Three days later I couldn't run, because I got sick. And I stayed sick. I bonded with my bathroom in ways I will never speak of. So my sickness was the friend I needed. A bossy unwelcome friend, but that's the kind I needed. Two days off and my knees weren't aching or stabbing. Ran a sad, sad 4 miles on day three. Then took two more days off. No knee pain! No achilles pain!

So I'm going to be the friend I need now. I wish 50 wasn't hard for me. But it is right now. So I need to figure out why it's beating my knees down and build up slower. My goal is Eugene Half Marathon redemption in late April. It's going to be sweet.

It's hard to take your own advice - anything you're not saying to you?

Wednesday, January 18, 2012

Houston There It Was


Last weekend I was lucky enough to be in Houston watching the Olympic Trials Marathon live. In person. I keep trying to find the right way to describe the feeling of being there. Being on the sidelines of the sport I love, at the height of competition. Not watching its shaky, 3 hours late coverage on TV. But right there. Fingers laced through the fence lining the starting line. Hearing the National Anthem, the gun go off, the cheers rip through the morning air. Joining the stampede of spectators chase the racers from point to point, cameras and signs in hand. Just getting swept up in all the excitement and beauty of the marathon.

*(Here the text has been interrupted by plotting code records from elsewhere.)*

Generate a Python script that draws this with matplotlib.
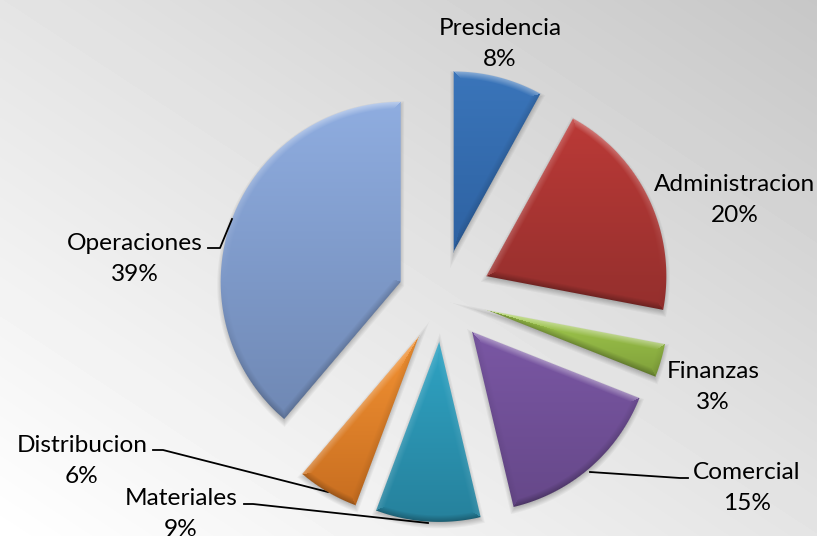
#!/usr/bin/env python3
import numpy as np
import matplotlib
matplotlib.use("Agg")
import matplotlib.pyplot as plt
from matplotlib.colors import to_rgb

# data (slice angles give the unrounded shares)
areas = ['Presidencia', 'Administracion', 'Finanzas', 'Comercial',
         'Materiales', 'Distribucion', 'Operaciones']
shares = [8.0, 20.0, 3.0, 15.3, 9.4, 5.5, 38.8]

W, H = 817, 536
plt.rcParams['font.family'] = ['Lato', 'DejaVu Sans']

fig = plt.figure(figsize=(W / 100, H / 100), dpi=100)
ax = fig.add_axes([0, 0, 1, 1])

# background: diagonal grey, white in the lower left
gx, gy = np.meshgrid(np.linspace(0, 1, W), np.linspace(0, 1, H))
t = (gx + (1 - gy)) / 2
grey = np.interp(t, [0, 0.5, 1], [1.0, 0.895, 0.78])
ax.imshow(grey, cmap='gray', vmin=0, vmax=1, extent=(0, W, H, 0), zorder=0, aspect='auto')

tops = ['#3a75ba', '#bb3a37', '#a2cb4e', '#7a57a4', '#2fa3c3', '#f39233', '#8fade0']
bottoms = ['#2e62a2', '#942f2d', '#7f9f3a', '#664889', '#26819c', '#c86e20', '#6f88b4']
explode = [47, 49, 48, 46, 45, 46, 44]

wedges, _ = ax.pie(shares, center=(442, 297), radius=180, startangle=-90, counterclock=True,
                   explode=explode, colors=tops, frame=True)


def shade_wedge(w, top, bottom, zorder):
    # bevelled fill worked out from the distance to the wedge outline
    cx, cy = w.center
    t1, t2 = np.radians(w.theta1), np.radians(w.theta2)
    x0, x1 = int(cx - w.r - 12), int(cx + w.r + 12)
    y0, y1 = int(cy - w.r - 12), int(cy + w.r + 14)
    px, py = np.meshgrid(np.arange(x0, x1) + 0.5, np.arange(y0, y1) + 0.5)
    dx, dy = px - cx, py - cy
    rho = np.hypot(dx, dy) + 1e-6
    d_arc = w.r - rho
    d1 = dx * -np.sin(t1) + dy * np.cos(t1)
    d2 = dx * np.sin(t2) - dy * np.cos(t2)
    d = np.minimum(np.minimum(d_arc, d1), d2)
    # outward normal (only its vertical part matters for the light)
    ny = np.where(d == d_arc, dy / rho, np.where(d == d1, -np.cos(t1), np.cos(t2)))

    inside = d > 0
    ymin, ymax = py[inside].min(), py[inside].max()
    f = np.clip((py - ymin) / (ymax - ymin), 0, 1)[..., None]
    rgb = np.array(to_rgb(top)) * (1 - f) + np.array(to_rgb(bottom)) * f

    bevel = np.clip(1 - d / 7, 0, 1)
    light = bevel * -ny
    rgb = np.where(light[..., None] > 0,
                   rgb + (1 - rgb) * light[..., None] * 0.4,
                   rgb * (1 + light[..., None] * 0.28))
    alpha = np.clip(d + 0.5, 0, 1)

    # soft drop shadow, a little lower than the wedge
    ds = np.minimum(np.minimum(w.r - np.hypot(dx, dy - 3), dx * -np.sin(t1) + (dy - 3) * np.cos(t1)),
                    dx * np.sin(t2) - (dy - 3) * np.cos(t2))
    sh = np.zeros(ds.shape + (4,))
    sh[..., 3] = np.clip((ds + 4) / 8, 0, 1) * 0.3
    ext = (x0, x1, y1, y0)
    ax.imshow(sh, extent=ext, zorder=1, aspect='auto', interpolation='bilinear')
    ax.imshow(np.dstack([rgb, alpha]), extent=ext, zorder=zorder, aspect='auto', interpolation='bilinear')


for w, top, bottom in zip(wedges, tops, bottoms):
    w.set_visible(False)
    shade_wedge(w, top, bottom, 3)

# leader lines
ax.plot([208, 220, 232], [248, 248, 219], color='black', lw=1.3, zorder=4)
ax.plot([688, 680, 590], [478, 478, 472], color='black', lw=1.3, zorder=2)
ax.plot([153, 163, 328], [450, 450, 492], color='black', lw=1.3, zorder=2)
ax.plot([244, 253, 428], [504, 504, 523], color='black', lw=1.3, zorder=4)

label_x = [500, 735, 713, 747, 181, 82, 135]
label_y = [44, 200, 387, 488, 514, 461, 259]
for name, share, lx, ly in zip(areas, shares, label_x, label_y):
    ax.text(lx, ly, f"{name}\n{share:.0f}%", ha='center', va='center', fontsize=17.6,
            color='black', linespacing=1.58, zorder=5)

ax.set_xlim(0, W)
ax.set_ylim(H, 0)
ax.set_aspect('auto')
ax.axis('off')
fig.savefig('out.png', dpi=100)
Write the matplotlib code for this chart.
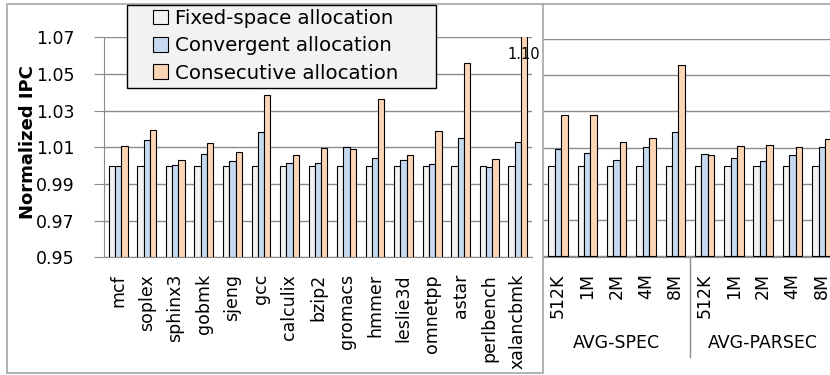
import numpy as np
import matplotlib.pyplot as plt
from matplotlib.lines import Line2D
from matplotlib.patches import Rectangle

# benchmarks (left panel)
benchmarks = ["mcf", "soplex", "sphinx3", "gobmk", "sjeng", "gcc", "calculix", "bzip2",
              "gromacs", "hmmer", "leslie3d", "omnetpp", "astar", "perlbench", "xalancbmk"]
fixed = [1.000, 1.000, 1.000, 1.000, 1.000, 1.000, 1.000, 1.000,
         1.000, 1.000, 1.000, 1.000, 1.000, 0.9998, 1.000]
convergent = [1.000, 1.0139, 1.0004, 1.0062, 1.0028, 1.0186, 1.0015, 1.0015,
              1.0102, 1.0044, 1.0033, 1.0009, 1.0151, 0.9995, 1.0128]
consecutive = [1.0108, 1.0195, 1.0031, 1.0122, 1.0073, 1.0387, 1.0059, 1.0098,
               1.0093, 1.0362, 1.0060, 1.0191, 1.0562, 1.0039, 1.10]

# averages (right panel)
sizes = ["512K", "1M", "2M", "4M", "8M", "512K", "1M", "2M", "4M", "8M"]
groups = ["AVG-SPEC", "AVG-PARSEC"]
avg_fixed = [1.000] * 10
avg_convergent = [1.0091, 1.0069, 1.0031, 1.0106, 1.0189, 1.0067, 1.0043, 1.0027, 1.0058, 1.0102]
avg_consecutive = [1.0279, 1.0279, 1.0132, 1.0154, 1.0557, 1.0058, 1.0111, 1.0117, 1.0102, 1.0147]

series_names = ["Fixed-space allocation", "Convergent allocation", "Consecutive allocation"]
colors = ["#f2f2f2", "#c6d9f1", "#fcd5b5"]

plt.rcParams["font.family"] = "DejaVu Sans"
W, H = 830, 375
fig = plt.figure(figsize=(W / 100, H / 100), dpi=100)

def fx(px):
    return px / W

def fy(py):
    return 1 - py / H

ylo, yhi = 0.95, 1.07
w = 0.22
grid_c = "#8c8c8c"

ax1 = fig.add_axes([fx(104), fy(257.4), fx(532 - 104), fy(37.3) - fy(257.4)])
ax2 = fig.add_axes([fx(543.2), fy(256.5), fx(293.3), fy(39) - fy(256.5)])

for ax, cats, data in [(ax1, benchmarks, [fixed, convergent, consecutive]),
                       (ax2, sizes, [avg_fixed, avg_convergent, avg_consecutive])]:
    x = np.arange(len(cats))
    for i, vals in enumerate(data):
        ax.bar(x + (i - 1) * w, np.array(vals) - ylo, w, bottom=ylo, color=colors[i],
               edgecolor="black", linewidth=0.8, label=series_names[i], zorder=3)
    ax.set_xlim(-0.5, len(cats) - 0.5)
    ax.set_ylim(ylo, yhi)
    ax.set_yticks(np.arange(0.95, 1.0701, 0.02))
    ax.yaxis.grid(True, color=grid_c, linewidth=1, zorder=0)
    ax.set_xticks(x)
    ax.set_xticklabels(cats, rotation=90, fontsize=12.5)
    ax.tick_params(axis="x", length=0, pad=12)
    for s in ["top", "right"]:
        ax.spines[s].set_visible(False)
    ax.spines["bottom"].set_color(grid_c)
    ax.spines["left"].set_color(grid_c)

ax1.set_yticklabels([f"{v:.2f}" for v in np.arange(0.95, 1.0701, 0.02)], fontsize=12.5)
ax1.tick_params(axis="y", length=7, color=grid_c, pad=14)
ax2.tick_params(axis="y", length=0, labelleft=False)
ax2.spines["left"].set_visible(False)

fig.text(fx(28), fy(142), "Normalized IPC", rotation=90, ha="center", va="center",
         fontsize=13, fontweight="bold")

# clipped bar label
ax1.text(14 + w, 1.0604, "1.10", ha="center", va="center", fontsize=10.5, zorder=5)

# group labels under the averages
for k, g in enumerate(groups):
    ax2.text(2 + 5 * k, -0.40, g, transform=ax2.get_xaxis_transform(), ha="center",
             va="center", fontsize=12.5)
ax2.plot([4.5, 4.5], [0, -0.46], transform=ax2.get_xaxis_transform(), color=grid_c,
         linewidth=1, clip_on=False)

# chart borders
fig.add_artist(Rectangle((fx(7), fy(373)), fx(543 - 7), fy(4) - fy(373), transform=fig.transFigure,
                         fill=False, edgecolor="#a6a6a6", linewidth=1.2))
fig.add_artist(Line2D([fx(543), 1], [fy(4), fy(4)], transform=fig.transFigure,
                      color="#a6a6a6", linewidth=1.2))

# legend box drawn separately (wide side padding)
fig.add_artist(Rectangle((fx(127), fy(88)), fx(436 - 127), fy(5) - fy(88), transform=fig.transFigure,
                         facecolor="#f2f2f2", edgecolor="black", linewidth=1, zorder=4))
handles = [Rectangle((0, 0), 1, 1, facecolor=c, edgecolor="black", linewidth=0.8) for c in colors]
leg = fig.legend(handles, series_names, loc="upper left", bbox_to_anchor=(fx(153), fy(9)),
                 fontsize=14.2, frameon=False, handlelength=0.75, handleheight=0.75,
                 handletextpad=0.35, labelspacing=0.42, borderpad=0, borderaxespad=0)
leg.set_zorder(5)

fig.savefig("out.png", dpi=100)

And I got to meet Desiree Davila. Completely starstuck.

Thursday, January 12, 2012

Houston Here I Come!!

I just got the feeling. The buzz of travel! My flight to Houston is hours away. I am going to watch the Olympic Trials Marathon!!! (*freak out*happy dance*thanks oiselle!)

My two favorite running bags in the world are packed and ready.
(One I thought would be my last running bag ever, I was so sad. And Oiselle the rebirth of running happiness.)